Farmers are of course the most resilient and adaptable of all business operators and many farming enterprises can ride through a few rough years so long as there are some good years to balance things out.
As price takers, not price setters, farmers are at the absolute mercy of any price increases out of their control.
Think back, not too long ago, when dairy prices went through the floor.
Some dairy producers left the industry to grow crops or red meat, others just sold up and found something else to do.
But the resilience at the core of the dairy industry shone through and they were able to survive – just.
Every single input cost increase places competitive pressure on agricultural viability.
Farming is not like retail or service industries – increases in supply chain costs are passed on in those sectors, but farming is of course not like that.
Farmers can’t just add a dollar here or a dollar there to the commodities heading out the farm gate – unfortunately, it doesn’t work like that.
TasFarmers continues to advocate on the unrelenting increases in municipal rates and its direct negative impact on farming bottom lines.

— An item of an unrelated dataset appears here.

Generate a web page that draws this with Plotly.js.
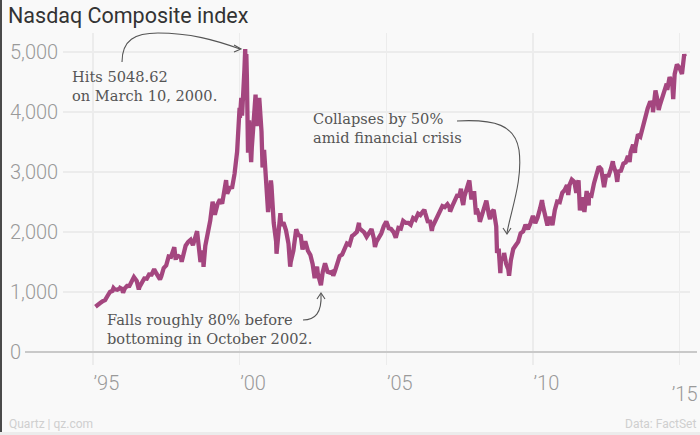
<!DOCTYPE html>
<html>
<head>
<meta charset="utf-8">
<script src="https://cdn.plot.ly/plotly-3.0.1.min.js"></script>
<style>html,body{margin:0;padding:0;background:#f9f9f9;}#chart{width:700px;height:435px;}</style>
</head>
<body>
<div id="chart"></div>
<script>
// ---- data (Nasdaq Composite) ----
const dates = [
'1995-01-31','1995-02-28','1995-03-31','1995-04-28','1995-05-31','1995-06-30','1995-07-31','1995-08-31','1995-09-13','1995-09-29','1995-10-31','1995-11-30','1995-12-04','1995-12-29',
'1996-01-10','1996-01-31','1996-02-29','1996-03-29','1996-04-30','1996-05-24','1996-06-28','1996-07-24','1996-07-31','1996-08-30','1996-09-30','1996-10-31','1996-11-29','1996-12-31',
'1997-01-31','1997-02-28','1997-03-31','1997-04-14','1997-04-30','1997-05-30','1997-06-30','1997-07-31','1997-08-29','1997-09-30','1997-10-09','1997-10-27','1997-10-31','1997-11-28','1997-12-31',
'1998-01-09','1998-01-30','1998-02-27','1998-03-31','1998-04-30','1998-05-29','1998-06-30','1998-07-20','1998-07-31','1998-08-31','1998-09-30','1998-10-08','1998-10-30','1998-11-30','1998-12-31',
'1999-01-29','1999-02-26','1999-03-31','1999-04-30','1999-05-28','1999-06-30','1999-07-16','1999-07-30','1999-08-31','1999-09-30','1999-10-29','1999-11-30','1999-12-31',
'2000-01-04','2000-01-21','2000-01-31','2000-02-29','2000-03-10','2000-03-15','2000-03-24','2000-03-31','2000-04-14','2000-04-28','2000-05-23','2000-05-31','2000-06-30','2000-07-17','2000-07-31','2000-08-31','2000-09-01','2000-09-29','2000-10-12','2000-10-31','2000-11-30','2000-12-20','2000-12-29',
'2001-01-24','2001-01-31','2001-02-28','2001-03-30','2001-04-04','2001-04-30','2001-05-22','2001-05-31','2001-06-29','2001-07-31','2001-08-31','2001-09-21','2001-09-28','2001-10-31','2001-11-30','2001-12-05','2001-12-31',
'2002-01-31','2002-02-22','2002-02-28','2002-03-28','2002-04-30','2002-05-31','2002-06-28','2002-07-23','2002-07-31','2002-08-22','2002-08-30','2002-09-30','2002-10-09','2002-10-31','2002-11-29','2002-12-31',
'2003-01-31','2003-02-28','2003-03-11','2003-03-31','2003-04-30','2003-05-30','2003-06-30','2003-07-31','2003-08-29','2003-09-30','2003-10-31','2003-11-28','2003-12-31',
'2004-01-26','2004-01-30','2004-02-27','2004-03-31','2004-04-30','2004-05-28','2004-06-30','2004-07-30','2004-08-12','2004-08-31','2004-09-30','2004-10-29','2004-11-30','2004-12-31',
'2005-01-31','2005-02-28','2005-03-31','2005-04-28','2005-05-31','2005-06-30','2005-07-29','2005-08-31','2005-09-30','2005-10-31','2005-11-30','2005-12-30',
'2006-01-31','2006-02-28','2006-03-31','2006-04-19','2006-04-28','2006-05-31','2006-06-30','2006-07-21','2006-07-31','2006-08-31','2006-09-29','2006-10-31','2006-11-30','2006-12-29',
'2007-01-31','2007-02-27','2007-03-05','2007-03-30','2007-04-30','2007-05-31','2007-06-29','2007-07-19','2007-07-31','2007-08-16','2007-08-31','2007-09-28','2007-10-31','2007-11-26','2007-11-30','2007-12-31',
'2008-01-22','2008-01-31','2008-02-29','2008-03-10','2008-03-31','2008-04-30','2008-05-30','2008-06-30','2008-07-15','2008-07-31','2008-08-29','2008-09-30','2008-10-10','2008-10-31','2008-11-20','2008-11-28','2008-12-31',
'2009-01-06','2009-01-30','2009-02-27','2009-03-09','2009-03-31','2009-04-30','2009-05-29','2009-06-30','2009-07-31','2009-08-31','2009-09-30','2009-10-30','2009-11-30','2009-12-31',
'2010-01-29','2010-02-26','2010-03-31','2010-04-23','2010-04-30','2010-05-28','2010-06-30','2010-07-30','2010-08-31','2010-09-30','2010-10-29','2010-11-30','2010-12-31',
'2011-01-31','2011-02-28','2011-03-16','2011-03-31','2011-04-29','2011-05-31','2011-06-24','2011-06-30','2011-07-22','2011-08-08','2011-08-31','2011-09-30','2011-10-03','2011-10-31','2011-11-25','2011-11-30','2011-12-30',
'2012-01-31','2012-02-29','2012-03-30','2012-04-30','2012-05-31','2012-06-04','2012-06-29','2012-07-31','2012-08-31','2012-09-21','2012-09-28','2012-10-31','2012-11-15','2012-11-30','2012-12-31',
'2013-01-31','2013-02-28','2013-03-28','2013-04-18','2013-04-30','2013-05-31','2013-06-24','2013-06-28','2013-07-31','2013-08-30','2013-09-30','2013-10-31','2013-11-29','2013-12-31',
'2014-01-31','2014-02-03','2014-02-28','2014-03-06','2014-03-31','2014-04-15','2014-04-30','2014-05-30','2014-06-30','2014-07-24','2014-07-31','2014-08-29','2014-09-30','2014-10-13','2014-10-31','2014-11-28','2014-12-31',
'2015-01-30','2015-02-27','2015-03-06'
];
const closes = [
755,793,817,843,865,933,1001,1020,1067,1044,1036,1059,1069,1052,
988,1060,1100,1101,1191,1249,1185,1042,1081,1141,1226,1222,1293,1291,
1380,1309,1222,1208,1261,1400,1442,1594,1587,1686,1745,1535,1594,1601,1570,
1503,1619,1771,1835,1869,1779,1895,2014,1873,1499,1694,1419,1771,1950,2193,
2506,2288,2461,2543,2471,2686,2864,2638,2739,2746,2966,3336,4069,
3901,4235,3940,4697,5049,4583,4964,4573,3321,3861,3164,3401,3966,4289,3767,4206,4234,3673,3074,3370,2598,2333,2471,
2859,2773,2152,1840,1638,2116,2313,2110,2161,2027,1805,1423,1499,1690,1931,2046,1950,
1934,1710,1731,1845,1688,1616,1463,1229,1328,1423,1315,1172,1114,1330,1479,1336,
1321,1338,1271,1341,1464,1596,1623,1735,1810,1787,1932,1960,2003,
2153,2066,2030,1994,1920,1987,2048,1887,1752,1838,1897,1975,2097,2175,
2062,2052,1999,1904,2068,2057,2185,2152,2152,2120,2233,2205,
2306,2281,2340,2370,2323,2179,2172,2020,2091,2184,2258,2367,2432,2415,
2464,2408,2340,2422,2525,2605,2603,2720,2546,2451,2596,2701,2859,2541,2661,2652,
2292,2389,2271,2170,2279,2413,2523,2293,2215,2326,2368,2092,1650,1721,1316,1536,1577,
1652,1476,1378,1269,1529,1717,1774,1835,1979,2009,2122,2045,2145,2269,
2147,2238,2398,2531,2461,2257,2109,2255,2114,2369,2507,2498,2653,
2700,2782,2617,2781,2874,2835,2652,2774,2859,2358,2579,2415,2335,2684,2441,2620,2605,
2814,2967,3092,3046,2827,2747,2935,2940,3067,3180,3116,2977,2836,3010,3020,
3142,3160,3268,3166,3329,3456,3320,3403,3626,3590,3771,3920,4060,4177,
4104,3997,4308,4358,4199,4034,4115,4243,4408,4473,4370,4580,4493,4214,4631,4792,4736,
4635,4964,4927
];
const xTickVals = ['1995-01-01','2000-01-01','2005-01-01','2010-01-01','2015-01-01'];
const xTickText = ['\u201995','\u201900','\u201905','\u201910','\u201915'];
const yTickVals = [0,1000,2000,3000,4000,5000];
const yTickText = ['0','1,000','2,000','3,000','4,000','5,000'];

const titleText = 'Nasdaq Composite index';
const noteTexts = [
  'Hits 5048.62<br>on March 10, 2000.',
  'Collapses by 50%<br>amid financial crisis',
  'Falls roughly 80% before<br>bottoming in October 2002.'
];

// ---- layout helpers (pixel -> paper) ----
const W = 700, H = 435, ML = 8, MR = 10, MT = 33, MB = 70;
const PW = W - ML - MR, PH = H - MT - MB;
const px = x => (x - ML) / PW;
const py = y => (H - MB - y) / PH;
function path(cmds) {
  return cmds.map(c => c[0] + ' ' + c.slice(1).reduce((a, v, i) => {
    if (i % 2 === 0) a.push(px(v).toFixed(5)); else a.push(py(v).toFixed(5));
    return a;
  }, []).join(' ')).join(' ');
}
const arrowStyle = {color: '#555', width: 1.1};
const shapes = [
  {type:'line', xref:'paper', yref:'y', x0:px(25), x1:px(697), y0:0, y1:0, line:{color:'#c9c9c9', width:2}, layer:'above'},
  {type:'path', xref:'paper', yref:'paper', path: path([['M',122,62],['C',122,40,135,33,158,33],['C',190,33,215,40,240,49]]), line:arrowStyle},
  {type:'path', xref:'paper', yref:'paper', path: path([['M',234,45],['L',241,49],['L',234,52]]), line:arrowStyle},
  {type:'path', xref:'paper', yref:'paper', path: path([['M',457,121],['C',495,119,515,125,519,150],['C',523,180,511,210,507,233]]), line:arrowStyle},
  {type:'path', xref:'paper', yref:'paper', path: path([['M',503,228],['L',507,234],['L',511,228]]), line:arrowStyle},
  {type:'path', xref:'paper', yref:'paper', path: path([['M',303,320],['C',315,320,322,313,321,294]]), line:arrowStyle},
  {type:'path', xref:'paper', yref:'paper', path: path([['M',317,299],['L',321,293],['L',325,299]]), line:arrowStyle},
  {type:'rect', xref:'paper', yref:'paper', x0:px(0), x1:px(2), y0:py(435), y1:py(0), line:{width:0}, fillcolor:'#4a4a4a'},
  {type:'rect', xref:'paper', yref:'paper', x0:px(0), x1:px(700), y0:py(435), y1:py(432), line:{width:0}, fillcolor:'#ececec'}
];
const serif = {family:'"DejaVu Serif", serif', size:14.6, color:'#555'};
const annotations = [
  {xref:'paper', yref:'paper', x:px(70), y:py(86), xanchor:'left', yanchor:'middle', align:'left', showarrow:false, text:noteTexts[0], font:serif},
  {xref:'paper', yref:'paper', x:px(311), y:py(128), xanchor:'left', yanchor:'middle', align:'left', showarrow:false, text:noteTexts[1], font:serif},
  {xref:'paper', yref:'paper', x:px(105), y:py(329), xanchor:'left', yanchor:'middle', align:'left', showarrow:false, text:noteTexts[2], font:serif},
  {xref:'paper', yref:'paper', x:px(7), y:py(424), xanchor:'left', yanchor:'middle', showarrow:false, text:'Quartz | qz.com', font:{family:'Roboto', size:12, color:'#cfcfcf'}},
  {xref:'paper', yref:'paper', x:px(698), y:py(424), xanchor:'right', yanchor:'middle', showarrow:false, text:'Data: FactSet', font:{family:'Roboto', size:12, color:'#cfcfcf'}}
];

const trace = {
  x: dates, y: closes, type:'scatter', mode:'lines',
  line:{color:'#a4467f', width:4.3, shape:'linear'}, hoverinfo:'skip'
};
// empty helper trace so the overlay axis carrying the last tick label exists
const axisTrace = {x: [], y: [], xaxis:'x2', yaxis:'y', type:'scatter', mode:'lines', hoverinfo:'skip', showlegend:false};

const tickFont = {family:'Roboto, sans-serif', size:20, color:'#9a9a9a', weight:300};
const xRange = ['1993-12-23','2015-05-10'];

const layout = {
  width: W, height: H,
  margin:{l:ML, r:MR, t:MT, b:MB, pad:0},
  paper_bgcolor:'#f9f9f9', plot_bgcolor:'#f9f9f9',
  font:{family:'Roboto, sans-serif'},
  showlegend:false,
  title:{text:titleText, xref:'container', yref:'container', x:8/W, xanchor:'left', y:1-15/H, yanchor:'middle',
         font:{family:'Roboto, sans-serif', size:21.5, color:'#333'}},
  xaxis:{
    type:'date', domain:[px(63), 1], range:xRange,
    tickmode:'array', tickvals:xTickVals, ticktext:xTickText.slice(0,4).concat(['']),
    ticklabelposition:'outside right',
    ticks:'outside', ticklen:11, tickcolor:'rgba(0,0,0,0)',
    showgrid:true, gridcolor:'#ececec', gridwidth:1.5,
    showline:false, zeroline:false, tickfont:tickFont
  },
  xaxis2:{
    type:'date', overlaying:'x', anchor:'y', side:'bottom', range:xRange,
    tickmode:'array', tickvals:xTickVals.slice(4), ticktext:xTickText.slice(4),
    ticks:'outside', ticklen:11, tickcolor:'rgba(0,0,0,0)', ticklabelshift:5,
    showgrid:false, showline:false, zeroline:false, tickfont:tickFont
  },
  yaxis:{
    anchor:'free', position:0, range:[-216.7, 5316.7],
    tickmode:'array', tickvals:yTickVals, ticktext:yTickText,
    ticklabelposition:'inside', ticklabeloverflow:'allow', ticks:'', ticklabelstandoff:-2,
    showgrid:true, gridcolor:'#ececec', gridwidth:1.5,
    showline:false, zeroline:false, tickfont:tickFont
  },
  shapes: shapes,
  annotations: annotations
};

Plotly.newPlot('chart', [trace, axisTrace], layout, {displayModeBar:false, staticPlot:true});
</script>
</body>
</html>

Electricity costs march ever upwards in lockstep with increased network charges, which again, impact on farming bottom lines and the capacity to turn a dollar.
Registration costs on farm vehicles continue upwards and other essential farm inputs rarely if ever drop in price, and if they do, it’s not for long.
Tasmanian processors are also at the mercy of increasing costs.
Labour costs, energy network costs, freight costs, storage costs, increases in rates and charges, environment levies and so on all work against the viability of agricultural manufacturing in this state.
The unfortunate reality is that Tasmania competes against the rest of the world and once the price of our finished products becomes uncompetitive, the intense pressure will fall on processors to justify their Tasmanian presence to their international owners.
This is why it is critical that the state governmentowned companies and business enterprises must end this relentless upward rise in prices.
It is easy for those sitting around the board or council table to increase prices – it is harder to drive efficiencies in those organisations so that prices do not rise, but it must and should be done.
Every time an input cost rises without any sort of offset, Tasmania gets closer to losing farmers and downstream processors.
International competition is intense, and they will take our market share in the blink of an eye – our volumes are almost rounding errors compared to the size of some international producers of vegetables and other commodities.
Farmers should quite rightly demand that stateowned companies like TasNetworks, Tas Irrigation and local government should completely exhaust all avenues for efficiency and internal costcutting before even considering raising prices.
The future of viable farming depends upon it.